O poder da imobilidade

Cristina Gallas

Publicado em 02/11/23

Faz parte de mim pensar na vida como uma jornada e, portanto, sempre há quem esteja iniciando e outros cruzando a linha de chegada. Contudo, há um descompasso nesse processo:  comemoramos aqueles que iniciam a trilha e choramos por aqueles que chegaram ao final e partem das nossas vidas. E não sabemos exatamente quanto tempo decorre entre os extremos.


É este intervalo que está permeado de possibilidades. Sabemos fisiologicamente como se dá a entrada e a saída mas o percurso vai ser construído por cada um e de forma diferente.

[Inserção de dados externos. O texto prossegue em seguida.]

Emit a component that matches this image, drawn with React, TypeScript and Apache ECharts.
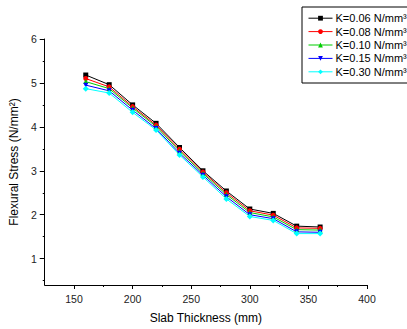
import React, { useEffect, useRef } from "react";
import * as echarts from "echarts";

const thickness = [160, 180, 200, 220, 240, 260, 280, 300, 320, 340, 360];
const k006 = [5.18, 4.96, 4.5, 4.08, 3.53, 3.0, 2.54, 2.13, 2.03, 1.74, 1.72];
const k008 = [5.1, 4.91, 4.46, 4.04, 3.49, 2.97, 2.5, 2.09, 1.99, 1.7, 1.69];
const k010 = [5.03, 4.87, 4.43, 4.01, 3.45, 2.94, 2.46, 2.05, 1.95, 1.66, 1.65];
const k015 = [4.95, 4.82, 4.38, 3.96, 3.4, 2.9, 2.41, 2.0, 1.91, 1.61, 1.6];
const k030 = [4.87, 4.77, 4.33, 3.93, 3.36, 2.86, 2.36, 1.96, 1.87, 1.57, 1.57];
const seriesNames = ["K=0.06 N/mm³", "K=0.08 N/mm³", "K=0.10 N/mm³", "K=0.15 N/mm³", "K=0.30 N/mm³"];
const xMajor = [150, 200, 250, 300, 350, 400];
const xMinor = [175, 225, 275, 325, 375];
const yMajor = [1, 2, 3, 4, 5, 6];
const yMinor = [0.5, 1.5, 2.5, 3.5, 4.5, 5.5];

const colors = ["#000000", "#ff0000", "#00cc00", "#0000ff", "#00ffff"];
const symbols = ["rect", "circle", "triangle", "path://M0,0 L10,0 L5,10 Z", "diamond"];

export default function App() {
  const ref = useRef<HTMLDivElement>(null);
  useEffect(() => {
    document.body.style.margin = "0";
    const chart = echarts.init(ref.current!, null, { renderer: "svg" });
    const all = [k006, k008, k010, k015, k030];
    const font = "Liberation Sans, Arial, sans-serif";
    const axisCommonX = { type: "value" as const, min: 125, max: 400, position: "bottom" as const };
    const axisCommonY = { type: "value" as const, min: 0.4, max: 6, position: "left" as const };
    chart.setOption({
      animation: false,
      grid: { left: 41, top: 39, right: 40, bottom: 40 },
      legend: {
        orient: "vertical",
        left: 302,
        top: 7,
        padding: [5, 6, 5, 6],
        borderColor: "#000",
        borderWidth: 1,
        itemWidth: 24,
        itemHeight: 6,
        itemGap: 1,
        lineStyle: { width: 1 },
        textStyle: { fontFamily: font, fontSize: 11, lineHeight: 12.4, color: "#000", padding: [0, 0, 0, -2] },
        data: seriesNames,
      },
      xAxis: [
        {
          ...axisCommonX,
          name: "Slab Thickness (mm)",
          nameLocation: "middle",
          nameGap: 27,
          nameTextStyle: { fontFamily: font, fontSize: 12, color: "#000" },
          splitLine: { show: false },
          axisLine: { show: true, onZero: false, lineStyle: { color: "#000", width: 1 } },
          axisTick: { show: true, length: 4, customValues: xMajor, lineStyle: { color: "#000" } },
          axisLabel: { customValues: xMajor, fontFamily: font, fontSize: 10.5, color: "#222", margin: 8 },
        },
        {
          ...axisCommonX,
          splitLine: { show: false },
          axisLine: { show: false, onZero: false },
          axisTick: { show: true, length: 2, customValues: xMinor, lineStyle: { color: "#000" } },
          axisLabel: { show: false },
        },
      ],
      yAxis: [
        {
          ...axisCommonY,
          name: "Flexural Stress (N/mm²)",
          nameLocation: "middle",
          nameGap: 20,
          nameTextStyle: { fontFamily: font, fontSize: 12, color: "#000" },
          splitLine: { show: false },
          axisLine: { show: true, onZero: false, lineStyle: { color: "#000", width: 1 } },
          axisTick: { show: true, length: 5, customValues: yMajor, lineStyle: { color: "#000" } },
          axisLabel: { customValues: yMajor, fontFamily: font, fontSize: 10.5, color: "#222", margin: 8 },
        },
        {
          ...axisCommonY,
          splitLine: { show: false },
          axisLine: { show: false, onZero: false },
          axisTick: { show: true, length: 2, customValues: yMinor, lineStyle: { color: "#000" } },
          axisLabel: { show: false },
        },
      ],
      series: all.map((vals, i) => ({
        name: seriesNames[i],
        type: "line",
        xAxisIndex: 0,
        yAxisIndex: 0,
        data: thickness.map((t, j) => [t, vals[j]]),
        symbol: symbols[i],
        symbolSize: i === 4 ? 6 : 5,
        showAllSymbol: true,
        itemStyle: { color: colors[i] },
        lineStyle: { color: colors[i], width: 1 },
        emphasis: { disabled: true },
      })),
    });
    return () => chart.dispose();
  }, []);
  return <div ref={ref} style={{ width: 407, height: 329 }} />;
}
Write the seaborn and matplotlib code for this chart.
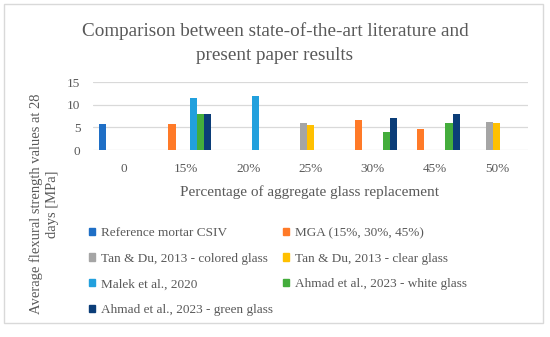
import matplotlib
matplotlib.use("Agg")
import matplotlib.pyplot as plt
import matplotlib.patches as mpatches
import seaborn as sns
import pandas as pd
import numpy as np

categories = ["0", "15%", "20%", "25%", "30%", "45%", "50%"]
series = ["Reference mortar CSIV", "MGA (15%, 30%, 45%)",
          "Tan & Du, 2013 - colored glass", "Tan & Du, 2013 - clear glass",
          "Malek et al., 2020", "Ahmad et al., 2023 - white glass",
          "Ahmad et al., 2023 - green glass"]
colors = ["#1F6FC6", "#FF7A28", "#A5A5A5", "#FFC000", "#22A0DD", "#44AD3C", "#0B3D78"]

ref_vals = [5.7, None, None, None, None, None, None]
mga_vals = [None, 5.7, None, None, 6.55, 4.65, None]
tan_col_vals = [None, None, None, 6.0, None, None, 6.2]
tan_clr_vals = [None, None, None, 5.45, None, None, 5.9]
malek_vals = [None, 11.55, 12.0, None, None, None, None]
ahmad_w_vals = [None, 8.0, None, None, 4.0, 6.0, None]
ahmad_g_vals = [None, 8.0, None, None, 7.0, 8.0, None]

all_vals = [ref_vals, mga_vals, tan_col_vals, tan_clr_vals, malek_vals, ahmad_w_vals, ahmad_g_vals]
rows = []
for s, vals in zip(series, all_vals):
    for c, v in zip(categories, vals):
        if v is not None:
            rows.append({"cat": c, "series": s, "value": v})
df = pd.DataFrame(rows)

sns.set_style("white")
plt.rcParams["font.family"] = ["Liberation Serif", "DejaVu Serif"]
txt = "#595959"

fig = plt.figure(figsize=(5.5, 3.37), dpi=100)
ax = fig.add_axes([93/550, 1-150/337, (528-93)/550, (150-82)/337])

sns.barplot(data=df, x="cat", y="value", hue="series", order=categories,
            hue_order=series, palette=colors, errorbar=None, ax=ax,
            width=0.8, legend=False, saturation=1, linewidth=0, edgecolor="none")

ax.set_ylim(0, 15)
ax.set_yticks([0, 5, 10, 15])
ax.set_xlim(-0.5, len(categories)-0.5)
ax.yaxis.grid(True, color="#D9D9D9", lw=0.9)
ax.set_axisbelow(True)
for sp in ax.spines.values():
    sp.set_visible(False)
ax.tick_params(axis="both", length=0, labelsize=9.5, colors=txt)
ax.tick_params(axis="x", pad=9)
ax.tick_params(axis="y", pad=9)
ax.set_xlabel("")
ax.set_ylabel("")

fig.text(275/550, 1-43/337, "Comparison between state-of-the-art literature and\npresent paper results",
         ha="center", va="center", fontsize=13.8, color=txt, linespacing=1.5)
fig.text(310/550, 1-192/337, "Percentage of aggregate glass replacement",
         ha="center", va="center", fontsize=11, color=txt)
fig.text(44/550, 1-204/337, "Average flexural strength values at 28\ndays [MPa]",
         ha="center", va="center", rotation=90, fontsize=10.5, color=txt,
         linespacing=1.35, multialignment="center")

handles = [mpatches.Patch(color=c, label=s) for s, c in zip(series, colors)]
order = [0, 2, 4, 6, 1, 3, 5]
leg = fig.legend([handles[i] for i in order], [series[i] for i in order],
                 loc="upper left", bbox_to_anchor=(89/550, 1-227/337), ncol=2,
                 frameon=False, fontsize=9.5, handlelength=0.45, handleheight=0.45,
                 handletextpad=0.45, labelspacing=1.04, columnspacing=0.75,
                 borderaxespad=0, borderpad=0)
for t in leg.get_texts():
    t.set_color(txt)

fig.patches.append(mpatches.Rectangle((4/550, 1-323/337), 539/550, 319/337,
                                      transform=fig.transFigure, fill=False,
                                      edgecolor="#D9D9D9", lw=1))

fig.savefig("out.png", dpi=100)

Vai daí tanta possibilidade de conversa. Virão os conselhos, orientações, dicas, regras, protocolos, feitiços, harmonizações tudo tentando o controle e a garantia de sucesso e sorriso constantes. Como se no processo o mais importante se torne a felicidade plena e não o aprendizado, as mudanças e o aperfeiçoamento. Dor e cicatrização fazem parte. Aí o abrir de olhos e o expandir do pulmão tranquilamente se completariam no último suspiro e no silêncio das batidas do coração. 

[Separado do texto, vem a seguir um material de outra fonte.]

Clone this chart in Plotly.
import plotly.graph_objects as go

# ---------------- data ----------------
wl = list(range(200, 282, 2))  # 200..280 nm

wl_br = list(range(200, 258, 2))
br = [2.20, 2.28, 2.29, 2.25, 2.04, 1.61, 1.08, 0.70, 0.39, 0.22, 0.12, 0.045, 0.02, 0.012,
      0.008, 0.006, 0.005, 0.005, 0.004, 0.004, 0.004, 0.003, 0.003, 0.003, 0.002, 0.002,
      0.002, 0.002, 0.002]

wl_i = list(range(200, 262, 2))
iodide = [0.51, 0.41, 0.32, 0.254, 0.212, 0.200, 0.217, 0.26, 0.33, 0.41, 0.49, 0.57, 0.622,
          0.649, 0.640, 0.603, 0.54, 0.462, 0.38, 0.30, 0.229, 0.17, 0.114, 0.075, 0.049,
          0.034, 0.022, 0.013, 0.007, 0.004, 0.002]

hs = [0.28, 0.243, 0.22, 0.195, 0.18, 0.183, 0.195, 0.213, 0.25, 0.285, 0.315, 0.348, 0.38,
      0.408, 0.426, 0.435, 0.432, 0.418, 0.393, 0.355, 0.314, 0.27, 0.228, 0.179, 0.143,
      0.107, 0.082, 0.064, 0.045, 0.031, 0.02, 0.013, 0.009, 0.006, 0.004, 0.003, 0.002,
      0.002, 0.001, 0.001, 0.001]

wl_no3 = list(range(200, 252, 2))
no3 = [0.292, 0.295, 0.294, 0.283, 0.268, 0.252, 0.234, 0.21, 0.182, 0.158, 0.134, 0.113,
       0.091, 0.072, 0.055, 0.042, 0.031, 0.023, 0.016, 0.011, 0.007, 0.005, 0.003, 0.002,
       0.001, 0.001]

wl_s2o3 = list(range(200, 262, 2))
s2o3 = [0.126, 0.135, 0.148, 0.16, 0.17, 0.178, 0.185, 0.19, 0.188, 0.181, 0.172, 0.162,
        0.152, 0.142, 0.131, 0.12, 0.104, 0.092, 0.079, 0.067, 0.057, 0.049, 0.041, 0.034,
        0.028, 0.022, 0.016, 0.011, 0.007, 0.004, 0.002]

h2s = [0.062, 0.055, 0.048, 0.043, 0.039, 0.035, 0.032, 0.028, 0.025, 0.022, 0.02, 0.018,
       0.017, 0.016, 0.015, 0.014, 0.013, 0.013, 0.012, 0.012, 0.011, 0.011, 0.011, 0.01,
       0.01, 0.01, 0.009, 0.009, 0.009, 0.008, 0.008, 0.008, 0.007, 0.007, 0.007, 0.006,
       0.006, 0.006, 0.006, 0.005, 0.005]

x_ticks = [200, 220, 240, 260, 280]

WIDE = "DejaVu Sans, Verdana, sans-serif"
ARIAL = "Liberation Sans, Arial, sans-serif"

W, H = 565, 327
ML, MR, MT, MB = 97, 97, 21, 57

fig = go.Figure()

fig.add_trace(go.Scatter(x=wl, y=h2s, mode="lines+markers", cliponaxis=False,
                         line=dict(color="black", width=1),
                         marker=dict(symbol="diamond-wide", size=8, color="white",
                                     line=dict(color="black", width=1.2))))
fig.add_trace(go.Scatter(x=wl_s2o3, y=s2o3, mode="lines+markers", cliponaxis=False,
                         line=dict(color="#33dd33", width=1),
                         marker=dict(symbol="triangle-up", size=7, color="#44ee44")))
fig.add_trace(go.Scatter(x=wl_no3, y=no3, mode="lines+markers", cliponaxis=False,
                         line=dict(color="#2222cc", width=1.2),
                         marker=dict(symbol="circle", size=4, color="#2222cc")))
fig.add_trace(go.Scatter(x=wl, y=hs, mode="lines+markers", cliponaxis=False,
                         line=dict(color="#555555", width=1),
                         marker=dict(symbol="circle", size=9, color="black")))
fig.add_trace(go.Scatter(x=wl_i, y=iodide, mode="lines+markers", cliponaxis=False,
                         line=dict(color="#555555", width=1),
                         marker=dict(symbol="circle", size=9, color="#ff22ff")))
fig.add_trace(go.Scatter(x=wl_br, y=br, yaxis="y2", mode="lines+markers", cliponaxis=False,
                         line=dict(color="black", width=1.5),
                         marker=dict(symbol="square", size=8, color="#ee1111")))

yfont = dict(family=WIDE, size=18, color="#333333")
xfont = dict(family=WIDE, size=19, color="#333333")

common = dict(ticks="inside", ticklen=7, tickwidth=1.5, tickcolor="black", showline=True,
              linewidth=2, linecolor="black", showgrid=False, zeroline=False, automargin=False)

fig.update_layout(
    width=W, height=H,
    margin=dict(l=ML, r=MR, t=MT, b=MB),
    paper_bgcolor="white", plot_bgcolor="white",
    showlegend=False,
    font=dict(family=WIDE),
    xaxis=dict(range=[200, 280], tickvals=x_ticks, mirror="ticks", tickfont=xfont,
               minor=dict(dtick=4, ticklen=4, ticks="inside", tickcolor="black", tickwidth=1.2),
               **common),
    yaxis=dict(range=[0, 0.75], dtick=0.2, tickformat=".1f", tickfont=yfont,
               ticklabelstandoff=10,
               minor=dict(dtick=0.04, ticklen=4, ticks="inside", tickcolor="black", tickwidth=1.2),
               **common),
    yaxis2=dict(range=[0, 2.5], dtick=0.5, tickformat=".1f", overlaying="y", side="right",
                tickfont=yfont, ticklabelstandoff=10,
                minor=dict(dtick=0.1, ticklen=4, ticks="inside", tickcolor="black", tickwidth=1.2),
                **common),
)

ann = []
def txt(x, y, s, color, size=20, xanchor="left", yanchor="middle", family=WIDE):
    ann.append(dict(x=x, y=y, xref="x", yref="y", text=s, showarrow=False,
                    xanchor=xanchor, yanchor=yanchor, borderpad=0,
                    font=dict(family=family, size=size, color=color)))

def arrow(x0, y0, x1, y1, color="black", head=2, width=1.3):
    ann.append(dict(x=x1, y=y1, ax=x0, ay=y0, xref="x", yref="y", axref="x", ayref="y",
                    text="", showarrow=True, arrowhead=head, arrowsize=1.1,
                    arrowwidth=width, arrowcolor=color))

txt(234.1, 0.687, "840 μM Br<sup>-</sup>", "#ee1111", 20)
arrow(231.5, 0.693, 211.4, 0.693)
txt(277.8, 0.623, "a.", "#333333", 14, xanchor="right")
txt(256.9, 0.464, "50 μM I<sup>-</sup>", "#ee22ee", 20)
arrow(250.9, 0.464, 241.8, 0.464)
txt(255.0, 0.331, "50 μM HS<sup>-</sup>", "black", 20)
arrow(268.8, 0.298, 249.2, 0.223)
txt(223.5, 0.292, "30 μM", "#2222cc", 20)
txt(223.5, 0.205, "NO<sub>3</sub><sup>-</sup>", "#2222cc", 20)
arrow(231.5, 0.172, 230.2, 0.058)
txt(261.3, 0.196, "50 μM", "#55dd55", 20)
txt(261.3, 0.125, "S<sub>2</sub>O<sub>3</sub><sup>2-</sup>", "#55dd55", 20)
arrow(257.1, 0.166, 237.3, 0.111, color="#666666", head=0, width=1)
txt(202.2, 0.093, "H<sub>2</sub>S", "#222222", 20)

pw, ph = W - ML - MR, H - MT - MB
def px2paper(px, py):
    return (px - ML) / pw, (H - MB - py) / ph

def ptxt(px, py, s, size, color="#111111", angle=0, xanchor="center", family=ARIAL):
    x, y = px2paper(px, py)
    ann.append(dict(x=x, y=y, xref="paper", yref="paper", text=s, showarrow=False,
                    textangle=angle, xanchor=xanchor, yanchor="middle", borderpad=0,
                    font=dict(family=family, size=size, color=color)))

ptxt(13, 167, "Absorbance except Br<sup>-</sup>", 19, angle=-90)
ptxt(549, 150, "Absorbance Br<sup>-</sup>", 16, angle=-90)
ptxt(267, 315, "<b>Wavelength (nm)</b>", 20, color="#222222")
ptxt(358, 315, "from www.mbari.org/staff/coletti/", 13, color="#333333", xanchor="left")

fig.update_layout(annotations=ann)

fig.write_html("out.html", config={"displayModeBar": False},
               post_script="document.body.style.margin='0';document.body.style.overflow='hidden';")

Se viver fosse tranquilo ainda há outro dilema, o descompasso entre o corpo e a mente. Enquanto um envelhece e se degenera a cada respiração o outro envelhece e se amplia em cada conexão. Cruel e empolgante ao mesmo tempo não? Então, assim posto, é decidir o que iremos alimentar ou até que ponto nos servir para curtir uma existência sustentável. E nos coloca apenas no compromisso de viver. E isto não é nada simples. 

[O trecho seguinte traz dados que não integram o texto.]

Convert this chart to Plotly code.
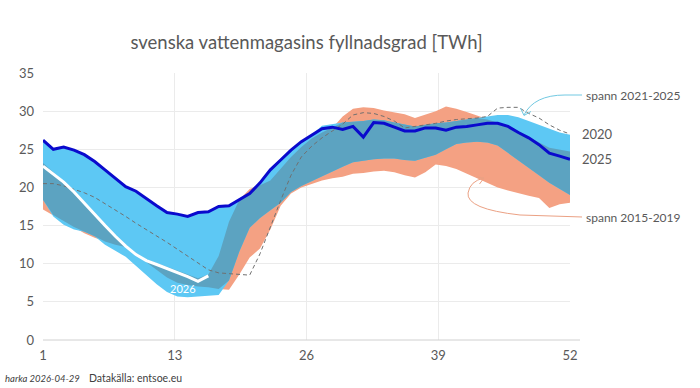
import plotly.graph_objects as go

# ---------------- data ----------------
weeks = list(range(1, 53))
tick_labels = ["1", "13", "26", "39", "52"]

y2025 = [26.2, 25.0, 25.3, 24.9, 24.3, 23.4, 22.3, 21.2, 20.1, 19.5,
         18.5, 17.6, 16.7, 16.5, 16.2, 16.7, 16.8, 17.5, 17.6, 18.4,
         19.2, 20.6, 22.3, 23.6, 24.9, 26.0, 26.9, 27.7, 27.9, 27.6,
         28.0, 26.6, 28.5, 28.4, 27.9, 27.4, 27.4, 27.8, 27.8, 27.5,
         27.9, 28.0, 28.2, 28.4, 28.4, 28.0, 27.2, 26.5, 25.6, 24.5,
         24.1, 23.7]

weeks2026 = list(range(1, 18))
y2026 = [22.8, 21.8, 20.7, 19.4, 17.9, 16.4, 15.0, 13.6, 12.3, 11.2,
         10.4, 9.9, 9.4, 8.9, 8.3, 7.7, 8.4]

y2020 = [20.5, 20.5, 20.2, 19.8, 19.3, 18.7, 17.9, 17.0, 16.2, 15.3,
         14.5, 13.6, 12.8, 11.9, 11.0, 10.0, 9.2, 8.8, 8.7, 8.6,
         8.5, 11.3, 14.9, 18.3, 21.6, 24.0, 25.4, 26.5, 27.4, 28.3,
         29.5, 29.8, 29.7, 29.3, 28.7, 27.8, 28.0, 28.2, 28.4, 28.7,
         28.9, 29.0, 29.1, 29.3, 30.4, 30.5, 30.5, 29.7, 29.1, 28.2,
         27.5, 27.0]

# span 2021-2025 (max / min)
span21_hi = [26.2, 25.0, 25.3, 24.9, 24.3, 23.4, 22.3, 21.2, 20.1, 19.5,
             18.5, 17.6, 16.7, 16.5, 16.2, 16.7, 16.8, 17.5, 17.6, 18.4,
             19.2, 20.6, 22.3, 23.6, 24.9, 26.0, 26.9, 28.1, 28.3, 28.5,
             28.6, 28.7, 28.9, 28.8, 28.5, 28.2, 28.0, 28.2, 28.4, 28.5,
             28.7, 28.9, 29.1, 29.3, 29.5, 29.5, 29.2, 28.7, 28.2, 27.7,
             27.2, 26.9]
span21_lo = [18.4, 16.2, 15.1, 14.5, 14.2, 13.6, 12.5, 11.7, 10.9, 9.8,
             8.5, 7.3, 6.3, 5.7, 5.6, 5.7, 5.8, 5.9, 7.8, 11.6,
             14.7, 16.0, 17.0, 18.0, 19.4, 20.2, 20.9, 21.5, 22.1, 22.7,
             23.3, 23.5, 23.7, 23.8, 23.8, 23.6, 23.5, 23.9, 24.3, 25.0,
             25.7, 25.9, 26.0, 25.9, 25.5, 24.6, 23.6, 22.6, 21.6, 20.6,
             19.8, 19.0]

# span 2015-2019 (max / min)
span15_hi = [23.2, 22.0, 20.9, 19.6, 18.1, 16.6, 15.2, 13.8, 12.5, 11.4,
             10.6, 10.1, 9.6, 9.1, 8.6, 8.1, 8.6, 11.0, 15.5, 18.4,
             19.8, 20.3, 20.9, 22.5, 24.0, 25.3, 26.4, 27.2, 27.8, 29.3,
             30.3, 30.5, 30.4, 30.1, 29.9, 29.6, 29.1, 29.5, 30.0, 30.6,
             30.3, 29.9, 29.4, 28.9, 28.5, 28.1, 27.4, 26.6, 25.9, 25.2,
             24.9, 24.7]
span15_lo = [17.1, 16.4, 15.6, 14.8, 14.0, 13.4, 12.9, 12.5, 12.2, 11.3,
             10.3, 9.2, 8.2, 7.5, 7.2, 7.0, 6.9, 6.7, 6.6, 8.6,
             10.8, 12.0, 14.5, 17.6, 19.2, 20.0, 20.5, 20.9, 21.2, 21.4,
             21.8, 21.9, 22.1, 22.2, 22.0, 21.6, 21.3, 22.0, 23.0, 22.8,
             22.4, 21.9, 21.3, 20.6, 20.0, 19.6, 19.2, 18.9, 18.6, 17.3,
             17.8, 18.0]

# ---------------- styling ----------------
W, H = 700, 388
ML, MR, MT, MB = 43, 130, 73, 48
FONT = "Lato"
GREY = "#595959"
C_SALMON = "#F4A183"
C_LBLUE = "#5DC8F4"
C_OVER = "#5CA3C1"
C_2025 = "#0A0ACD"

ov_hi = [min(a, b) for a, b in zip(span21_hi, span15_hi)]
ov_lo = [max(a, b) for a, b in zip(span21_lo, span15_lo)]


def band(lo, hi, color, name):
    return go.Scatter(x=weeks + weeks[::-1], y=hi + lo[::-1], fill="toself",
                      fillcolor=color, line=dict(width=0), mode="lines",
                      name=name, hoverinfo="skip", showlegend=False)


fig = go.Figure()
fig.add_trace(band(span15_lo, span15_hi, C_SALMON, "spann 2015-2019"))
fig.add_trace(band(span21_lo, span21_hi, C_LBLUE, "spann 2021-2025"))
fig.add_trace(band(ov_lo, ov_hi, C_OVER, "overlapp"))
fig.add_trace(go.Scatter(x=weeks, y=y2020, mode="lines", name="2020",
                         line=dict(color="#707070", width=1, dash="4px,3px"),
                         showlegend=False))
fig.add_trace(go.Scatter(x=weeks, y=y2025, mode="lines", name="2025",
                         line=dict(color=C_2025, width=3), showlegend=False))
fig.add_trace(go.Scatter(x=weeks2026, y=y2026, mode="lines", name="2026",
                         line=dict(color="white", width=3), showlegend=False))

pw = W - ML - MR
ph = H - MT - MB


def P(x, y):
    return f"{(x - ML) / pw:.4f},{(H - MB - y) / ph:.4f}"


# curved pointer arrows (decoration)
blue_arrow = f"M {P(582, 95)} L {P(565, 95)} Q {P(534, 95)} {P(524, 115)}"
blue_head = f"M {P(520.5, 108)} L {P(524, 115.5)} L {P(531, 111.5)}"
sal_arrow = f"M {P(582, 217)} L {P(520, 215)} Q {P(466, 209)} {P(468, 193)} Q {P(470, 181)} {P(484, 178)}"
sal_head = f"M {P(477, 177)} L {P(484, 178)} L {P(479.5, 184)}"

shapes = [
    dict(type="line", xref="paper", yref="paper", x0=0, x1=(580 - ML) / pw,
         y0=0, y1=0, line=dict(color="#d0d0d0", width=1)),
    dict(type="path", xref="paper", yref="paper", path=blue_arrow,
         line=dict(color="#72C9E2", width=1)),
    dict(type="path", xref="paper", yref="paper", path=blue_head,
         line=dict(color="#72C9E2", width=1)),
    dict(type="path", xref="paper", yref="paper", path=sal_arrow,
         line=dict(color="#EBA184", width=1)),
    dict(type="path", xref="paper", yref="paper", path=sal_head,
         line=dict(color="#EBA184", width=1)),
]

annotations = [
    dict(text="spann 2021-2025", xref="paper", yref="paper",
         x=(584 - ML) / pw, y=(H - MB - 95) / ph, xanchor="left", yanchor="middle",
         showarrow=False, font=dict(size=12, color=GREY, family=FONT)),
    dict(text="spann 2015-2019", xref="paper", yref="paper",
         x=(584 - ML) / pw, y=(H - MB - 217) / ph, xanchor="left", yanchor="middle",
         showarrow=False, font=dict(size=12, color=GREY, family=FONT)),
    dict(text="2020", x=weeks[-1], y=y2020[-1], xref="x", yref="y",
         xanchor="left", yanchor="middle", xshift=10, showarrow=False,
         font=dict(size=13, color=GREY, family=FONT)),
    dict(text="2025", x=weeks[-1], y=y2025[-1], xref="x", yref="y",
         xanchor="left", yanchor="middle", xshift=10, showarrow=False,
         font=dict(size=13, color=GREY, family=FONT)),
    dict(text="2026", x=14.5, y=6.7, xref="x", yref="y",
         xanchor="center", yanchor="middle", showarrow=False,
         font=dict(size=11, color="white", family=FONT)),
    dict(text="<i>harka 2026-04-29</i>", xref="paper", yref="paper",
         x=(3 - ML) / pw, y=(H - MB - 378) / ph, xanchor="left", yanchor="middle",
         showarrow=False, font=dict(size=9.5, color="#404040", family=FONT)),
    dict(text="Datakälla: entsoe.eu", xref="paper", yref="paper",
         x=(87 - ML) / pw, y=(H - MB - 378) / ph, xanchor="left", yanchor="middle",
         showarrow=False, font=dict(size=10.5, color="#404040", family=FONT)),
]

fig.update_layout(
    width=W, height=H,
    margin=dict(l=ML, r=MR, t=MT, b=MB),
    paper_bgcolor="white", plot_bgcolor="white",
    title=dict(text="svenska vattenmagasins fyllnadsgrad [TWh]",
               x=0.5, xref="paper", xanchor="center",
               y=1 - 43 / H, yref="container", yanchor="middle",
               font=dict(size=18.5, color=GREY, family=FONT)),
    showlegend=False,
    shapes=shapes,
    annotations=annotations,
    xaxis=dict(range=[1, 52], tickmode="array",
               tickvals=[1, 13.75, 26.5, 39.25, 52], ticktext=tick_labels,
               showgrid=True, gridcolor="#ebebeb", gridwidth=1,
               zeroline=False, showline=False, ticks="",
               tickfont=dict(size=13, color=GREY, family=FONT),
               ticklabelstandoff=6, fixedrange=True),
    yaxis=dict(range=[0, 35], dtick=5, tick0=0,
               showgrid=True, gridcolor="#ebebeb", gridwidth=1,
               zeroline=False, showline=False, ticks="",
               tickfont=dict(size=13, color=GREY, family=FONT),
               ticklabelstandoff=8, fixedrange=True),
)

fig.write_html("out.html")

Viver é complexo. É substantivo e verbo, transitivo e intransitivo. Flexiona em gênero, número e grau. Algumas vezes precisa de complemento para fazer sentido e em outras já transmite a informação necessária e basta seguir em frente.  Deixar de viver é uma conversa ainda mais nebulosa. Então, o que fazemos no entremeio da chegada e partida?   


Convido a subverter a ordem, dizer que partimos quando nascemos e chegamos quando rompemos a fita desta corrida. Partimos para uma jornada única, de infinitas possibilidades e cruzaremos a linha de chegada em algum momento. Quanto mais a corrida se estende, mais presenteados somos. Rumo ao pódio e à premiação, mesmo não sabendo o que sejam. Ajustando o percurso, reabastecendo no caminho e comemorando o início, o meio e o fim.


É só uma mudança de ponto de vista.  Estamos imóveis porque não podemos subverter as etapas mas podemos ser muito ágeis e mudar a todo instante a rota a percorrer. A imobilidade da vida traz o poder de decidir o que vamos realizar, alterar posturas sem perder a rota.  


O poder da imobilidade assusta, mas não é preciso perder o medo é só se preparar para estar mais hábil para lidar com ele.